Laboratory Executives and Physician Pay Over $2 Million to Settle False Claims Act Kickback Allegations
A group of laboratory executives, sales professionals, marketers, and a Texas physician have agreed to pay a combined total of more than $2 million to resolve civil allegations that they participated in an illegal scheme to pay doctors for laboratory referrals. The settlements, announced by the Department of Justice, center on allegations that the defendants disguised kickbacks as managed service organization distributions to induce physicians to order lab tests, many of which were medically unnecessary. The federal Anti-Kickback Statute strictly prohibits offering or receiving anything of value in exchange for referrals of services covered by Medicare, Medicaid, or other government-funded health programs.

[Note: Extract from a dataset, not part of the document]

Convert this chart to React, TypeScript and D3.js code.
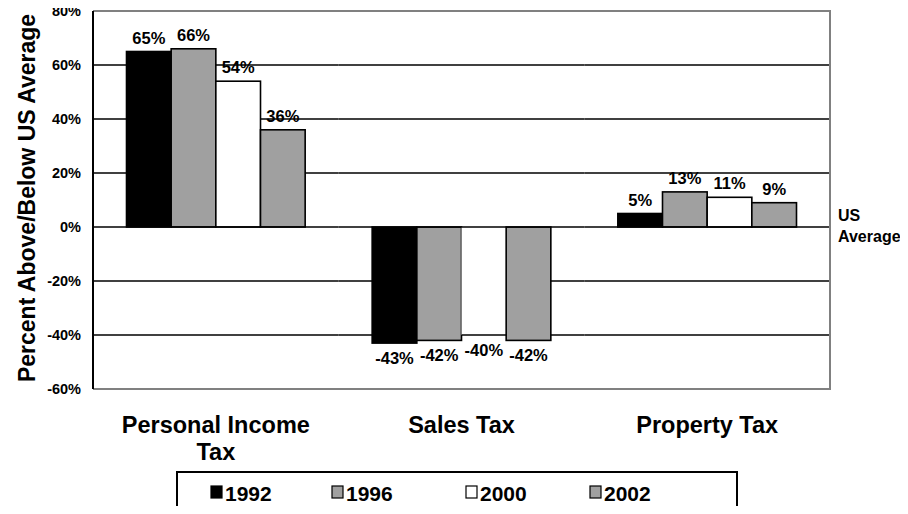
import React from 'react';
import * as d3 from 'd3';

const categories = ['Personal Income Tax', 'Sales Tax', 'Property Tax'];
const categoryLines: string[][] = [['Personal Income', 'Tax'], ['Sales Tax'], ['Property Tax']];
const years = ['1992', '1996', '2000', '2002'];
const yearColors = ['#000000', '#a0a0a0', '#ffffff', '#a0a0a0'];

// percent above/below US average, per category, per year
const values1992 = [65, -43, 5];
const values1996 = [66, -42, 13];
const values2000 = [54, -40, 11];
const values2002 = [36, -42, 9];
const seriesValues = [values1992, values1996, values2000, values2002];

const yTicks = [-60, -40, -20, 0, 20, 40, 60, 80];

const FONT = '"Liberation Sans", Arial, sans-serif';

const App: React.FC = () => {
  const width = 908;
  const height = 514;
  const plot = { left: 93, right: 830, top: 11, bottom: 389 };

  const y = d3.scaleLinear().domain([-60, 80]).range([plot.bottom, plot.top]);
  const x0 = d3.scaleBand().domain(categories).range([plot.left, plot.right]);
  const x1 = d3.scaleBand().domain(years).range([0, x0.bandwidth()]).paddingOuter(0.75);

  const bars = categories.flatMap((cat, ci) =>
    years.map((yr, yi) => ({ cat, yr, yi, value: seriesValues[yi][ci] }))
  );

  return (
    <svg width={width} height={height} style={{ display: 'block', margin: -8 }} fontFamily={FONT}>
      <rect width={width} height={height} fill="#fff" />

      {/* bars */}
      {bars.map(b => {
        const bx = (x0(b.cat) || 0) + (x1(b.yr) || 0);
        const top = y(Math.max(0, b.value));
        const bottom = y(Math.min(0, b.value));
        const noOutline = b.cat === 'Sales Tax' && b.yr === '2000';
        return (
          <rect
            key={b.cat + b.yr}
            x={bx}
            y={top}
            width={x1.bandwidth()}
            height={bottom - top}
            fill={yearColors[b.yi]}
            stroke={noOutline ? 'none' : '#000'}
            strokeWidth={1.6}
          />
        );
      })}

      {/* gridlines: drawn in gaps only where bars are not opaque */}
      {yTicks.filter(t => t !== 80 && t !== -60).map(t => (
        <g key={t}>
          {categories.map((cat, ci) => {
            // segments between bars that don't reach the gridline
            const segs: [number, number][] = [];
            let cur = t === 0 ? plot.left : plot.left;
            const start = ci === 0 ? plot.left : (x0(cat) || 0);
            cur = start;
            years.forEach((yr, yi) => {
              const v = seriesValues[yi][ci];
              const bx = (x0(cat) || 0) + (x1(yr) || 0);
              const covered = t !== 0 && ((t > 0 && v > t) || (t < 0 && v < t));
              if (covered) {
                segs.push([cur, bx]);
                cur = bx + x1.bandwidth();
              }
            });
            const end = (x0(cat) || 0) + x0.bandwidth();
            segs.push([cur, ci === categories.length - 1 ? plot.right : end]);
            return segs.map(([a, b2], si) => (
              <line key={ci + '-' + si} x1={a} x2={b2} y1={y(t)} y2={y(t)} stroke="#000" strokeWidth={1.6} />
            ));
          })}
        </g>
      ))}

      {/* frame */}
      <path
        d={`M${plot.left},${y(80)}H${plot.right}V${y(-60)}H${plot.left}`}
        fill="none"
        stroke="#808080"
        strokeWidth={2}
      />
      <line x1={plot.left} x2={plot.left} y1={y(80)} y2={y(-60)} stroke="#000" strokeWidth={2} />

      {/* value labels */}
      {bars.map(b => {
        const cx = (x0(b.cat) || 0) + (x1(b.yr) || 0) + x1.bandwidth() / 2;
        const ly = b.value >= 0 ? y(b.value) - 8 : y(b.value) + 21;
        return (
          <text key={'l' + b.cat + b.yr} x={cx} y={ly} textAnchor="middle" fontSize={16.5} fontWeight="bold">
            {b.value}%
          </text>
        );
      })}

      {/* y tick labels */}
      {yTicks.map(t => (
        <text key={'t' + t} x={81} y={y(t)} dy="0.36em" textAnchor="end" fontSize={14.5} fontWeight="bold">
          {t}%
        </text>
      ))}

      {/* y title */}
      <text
        transform={`translate(35,${(plot.top + plot.bottom) / 2 - 2}) rotate(-90)`}
        textAnchor="middle"
        fontSize={23}
        fontWeight="bold"
      >
        Percent Above/Below US Average
      </text>

      {/* US Average label */}
      <text x={838} y={221} fontSize={16} fontWeight="bold">US</text>
      <text x={838} y={242} fontSize={16} fontWeight="bold">Average</text>

      {/* category labels */}
      {categories.map((cat, ci) => (
        <text
          key={'c' + cat}
          x={(x0(cat) || 0) + x0.bandwidth() / 2}
          y={433}
          textAnchor="middle"
          fontSize={23.5}
          fontWeight="bold"
        >
          {categoryLines[ci].map((line, li) => (
            <tspan key={li} x={(x0(cat) || 0) + x0.bandwidth() / 2} dy={li === 0 ? 0 : 27}>
              {line}
            </tspan>
          ))}
        </text>
      ))}

      {/* legend */}
      <rect x={177} y={472} width={560} height={60} fill="#fff" stroke="#000" strokeWidth={2} />
      {years.map((yr, i) => {
        const lx = [211, 332, 466, 590][i];
        return (
          <g key={'lg' + yr} transform={`translate(${lx},486)`}>
            <rect width={11} height={12} fill={yearColors[i]} stroke="#000" strokeWidth={1.2} />
            <text x={14} y={15} fontSize={21} fontWeight="bold">{yr}</text>
          </g>
        );
      })}
    </svg>
  );
};

export default App;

Former Boston Heart Diagnostics CEO Susan Hertzberg and former sales executive Matthew Theiler each agreed to pay $600,000 to resolve claims that they caused false claims to be submitted to Medicare, Medicaid, and TRICARE between 2015 and 2017. A Texas physician, Dr. Frederick Brown, agreed to pay approximately $309,000 for allegedly receiving thousands of dollars in kickback payments from purported MSOs in return for ordering lab tests. Six additional marketers paid a total of $550,000. The settlements underscore the government’s aggressive use of the False Claims Act to recover taxpayer dollars lost to kickback arrangements that can corrupt medical judgment. Since 2019, the Department of Justice has secured more than $61 million in similar settlements involving MSO-distributed kickbacks.